Ethical Responsibilities

The CFO’s ethical responsibility is unusually serious because financial information is the language through which stakeholders understand an organization. Employees, investors, creditors, donors, regulators, and boards rely on the CFO’s systems and representations.

Ethical failures in finance can take many forms: manipulating earnings, hiding liabilities, approving misleading forecasts, weakening controls, ignoring fraud signals, overvaluing assets, understating risks, or pressuring subordinates to produce favorable numbers.

The CFO must be willing to resist pressure from other executives when financial truth is at stake. In this respect, the CFO serves not only management but also the integrity of the institution.

What Makes a CFO Successful?

A successful CFO improves the quality of organizational decision-making.

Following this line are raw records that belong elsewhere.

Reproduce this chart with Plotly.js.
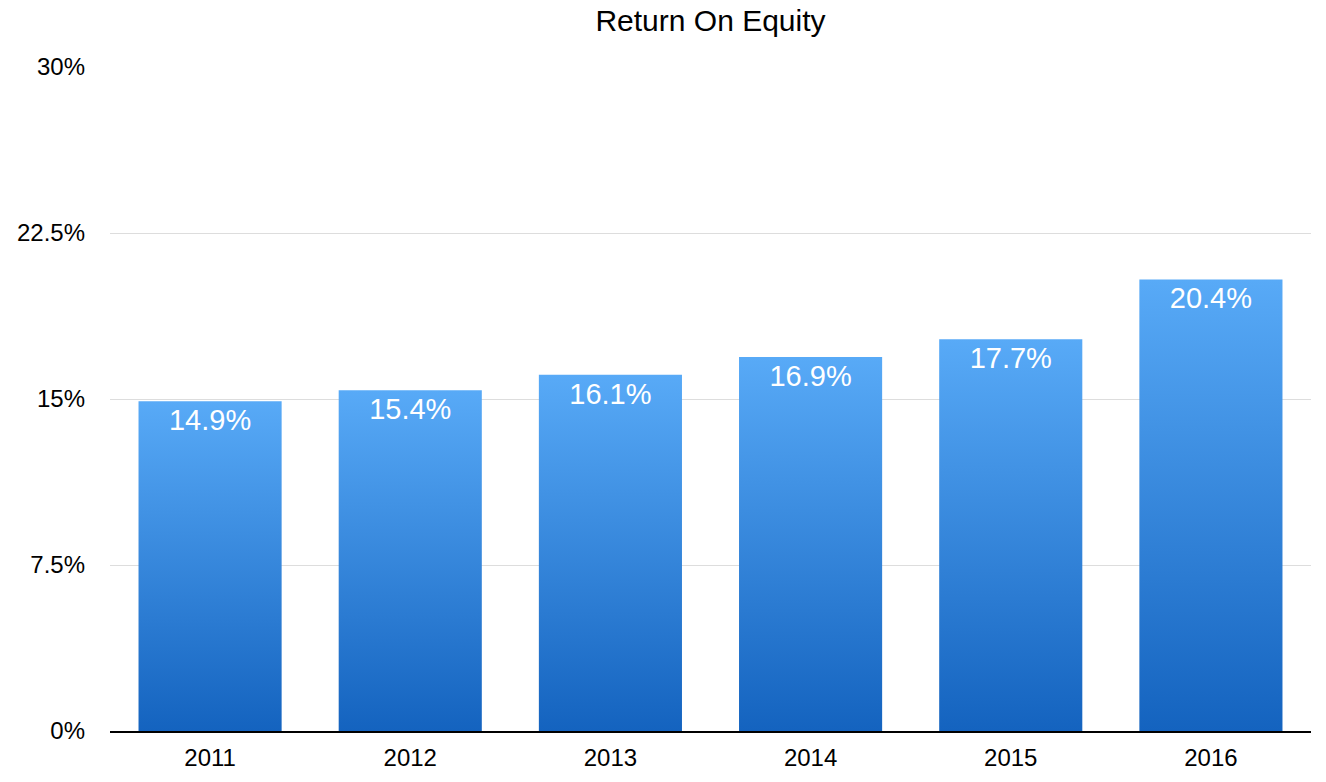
<!DOCTYPE html>
<html>
<head>
<meta charset="utf-8">
<script src="https://cdn.plot.ly/plotly-3.0.1.min.js"></script>
<style>
  html, body { margin: 0; padding: 0; background: #fff; }
  #chart { width: 1326px; height: 782px; }
</style>
</head>
<body>
<div id="chart"></div>
<script>
// Data
var years = ['2011', '2012', '2013', '2014', '2015', '2016'];
var roe = [14.9, 15.4, 16.1, 16.9, 17.7, 20.4];
var yTicks = [0, 7.5, 15, 22.5, 30];
var yTickText = ['0%', '7.5%', '15%', '22.5%', '30%'];

var font = 'Liberation Sans, Arial, Helvetica, sans-serif';

var trace = {
    x: years, y: roe,
    type: 'bar',
    marker: { color: '#3a8ae0', line: { width: 0 } },
    texttemplate: '%{y:.1f}%',
    textposition: 'inside',
    insidetextanchor: 'end',
    textangle: 0,
    insidetextfont: { family: font, size: 29, color: '#ffffff' },
    hoverinfo: 'none',
};

var layout = {
    width: 1326, height: 782,
    paper_bgcolor: '#ffffff',
    plot_bgcolor: '#ffffff',
    title: { text: 'Return On Equity', font: { family: font, size: 30, color: '#000' },
             x: 0.5, xref: 'paper', xanchor: 'center', y: 0.974, yref: 'container', yanchor: 'middle' },
    margin: { l: 110, r: 15, t: 67, b: 51 },
    bargap: 0.285,
    showlegend: false,
    font: { family: font, color: '#000' },
    xaxis: { showline: true, linecolor: '#000', linewidth: 2, showgrid: false,
             tickfont: { size: 24, color: '#000' }, ticks: '', ticklabelstandoff: 4 },
    yaxis: { range: [0, 30], tickvals: yTicks, ticktext: yTickText, showgrid: true,
             gridcolor: '#dddddd', gridwidth: 1, zeroline: false, showline: false,
             tickfont: { size: 24, color: '#000' }, ticklabelstandoff: 24 },
};

Plotly.newPlot('chart', [trace], layout, { staticPlot: true }).then(function(gd) {
    // vertical gradient per bar
    var svg = gd.querySelector('svg.main-svg');
    var ns = 'http://www.w3.org/2000/svg';
    var defs = svg.querySelector('defs') || svg.insertBefore(document.createElementNS(ns, 'defs'), svg.firstChild);
    var grad = document.createElementNS(ns, 'linearGradient');
    grad.setAttribute('id', 'roeGrad');
    grad.setAttribute('x1', '0'); grad.setAttribute('y1', '0');
    grad.setAttribute('x2', '0'); grad.setAttribute('y2', '1');
    [['0', '#58aaf7'], ['1', '#1463bf']].forEach(function(s) {
        var stop = document.createElementNS(ns, 'stop');
        stop.setAttribute('offset', s[0]);
        stop.setAttribute('stop-color', s[1]);
        grad.appendChild(stop);
    });
    defs.appendChild(grad);
    gd.querySelectorAll('.trace.bars .point path').forEach(function(p) {
        p.style.fill = 'url(#roeGrad)';
    });
});
</script>
</body>
</html>
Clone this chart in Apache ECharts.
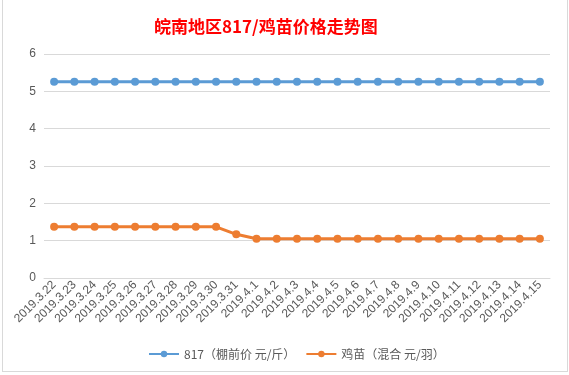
<!DOCTYPE html>
<html><head><meta charset="utf-8">
<script src="https://cdn.jsdelivr.net/npm/echarts@6/dist/echarts.min.js"></script>
<style>
html,body{margin:0;padding:0;background:#fff;}
#wrap{position:absolute;left:0;top:0;width:569px;height:375px;overflow:hidden;}
#c{position:absolute;left:2px;top:0px;width:564px;height:371px;border:1px solid #d9d9d9;border-top:none;background:#fff;}
</style></head>
<body><div id="wrap"><div id="c"></div></div>
<script>
const categories = ['2019.3.22','2019.3.23','2019.3.24','2019.3.25','2019.3.26','2019.3.27','2019.3.28','2019.3.29','2019.3.30','2019.3.31',
 '2019.4.1','2019.4.2','2019.4.3','2019.4.4','2019.4.5','2019.4.6','2019.4.7','2019.4.8','2019.4.9','2019.4.10','2019.4.11','2019.4.12','2019.4.13','2019.4.14','2019.4.15'];
const broiler817 = [5.26,5.26,5.26,5.26,5.26,5.26,5.26,5.26,5.26,5.26,5.26,5.26,5.26,5.26,5.26,5.26,5.26,5.26,5.26,5.26,5.26,5.26,5.26,5.26,5.26];
const chick = [1.37,1.37,1.37,1.37,1.37,1.37,1.37,1.37,1.37,1.17,1.05,1.05,1.05,1.05,1.05,1.05,1.05,1.05,1.05,1.05,1.05,1.05,1.05,1.05,1.05];
const seriesNames = ['817（棚前价 元/斤）','鸡苗（混合 元/羽）'];
const yTicks = {min:0,max:6,interval:1};

const chart = echarts.init(document.getElementById('c'));
chart.setOption({
  animation:false,
  title:{text:'皖南地区817/鸡苗价格走势图',left:146,top:13,
    textStyle:{color:'#ff0000',fontSize:17,fontWeight:'bold',fontFamily:'Noto Sans CJK SC'}},
  legend:{top:343,left:140,itemWidth:30,itemHeight:8,itemGap:10,
    textStyle:{color:'#595959',fontSize:12,fontFamily:'Noto Sans CJK SC'},
    data:seriesNames},
  grid:{left:41,right:17,top:54,bottom:93},
  xAxis:{type:'category',data:categories,boundaryGap:true,
    axisLine:{show:true,lineStyle:{color:'#d9d9d9'}},axisTick:{show:false},
    axisLabel:{rotate:45,interval:0,color:'#595959',fontSize:12,fontFamily:'Liberation Sans',margin:5}},
  yAxis:{type:'value',min:yTicks.min,max:yTicks.max,interval:yTicks.interval,
    axisLine:{show:false},axisTick:{show:false},
    axisLabel:{color:'#595959',fontSize:12,margin:8},
    splitLine:{lineStyle:{color:'#d9d9d9',width:1}}},
  series:[
    {name:seriesNames[0],type:'line',data:broiler817,symbol:'circle',symbolSize:8,
     lineStyle:{color:'#5b9bd5',width:3},itemStyle:{color:'#5b9bd5'}},
    {name:seriesNames[1],type:'line',data:chick,symbol:'circle',symbolSize:8,
     lineStyle:{color:'#ed7d31',width:3},itemStyle:{color:'#ed7d31'}}
  ]
});
</script></body></html>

This is the highest standard of the role.

The organization should understand its economics better because of the CFO. It should know where it makes money, where it destroys value, which risks matter, which investments deserve capital, and which assumptions are fragile. It should have enough liquidity to withstand stress. It should produce reliable financial information. It should communicate credibly with stakeholders. It should make strategic decisions with a clear understanding of financial tradeoffs.

A mediocre CFO reports numbers.
A capable CFO explains numbers.
An excellent CFO changes the decisions that numbers produce.

Conclusion

The Chief Financial Officer is one of the central figures in modern organizational leadership. The CFO’s work begins with financial accuracy but extends into strategy, governance, risk, capital allocation, and institutional judgment. The role requires technical mastery, ethical seriousness, communication skill, and a deep understanding of how organizations create, preserve, and sometimes destroy value.

At its best, the CFO function gives an organization financial intelligence. It makes ambition more disciplined, risk more visible, strategy more concrete, and leadership more accountable.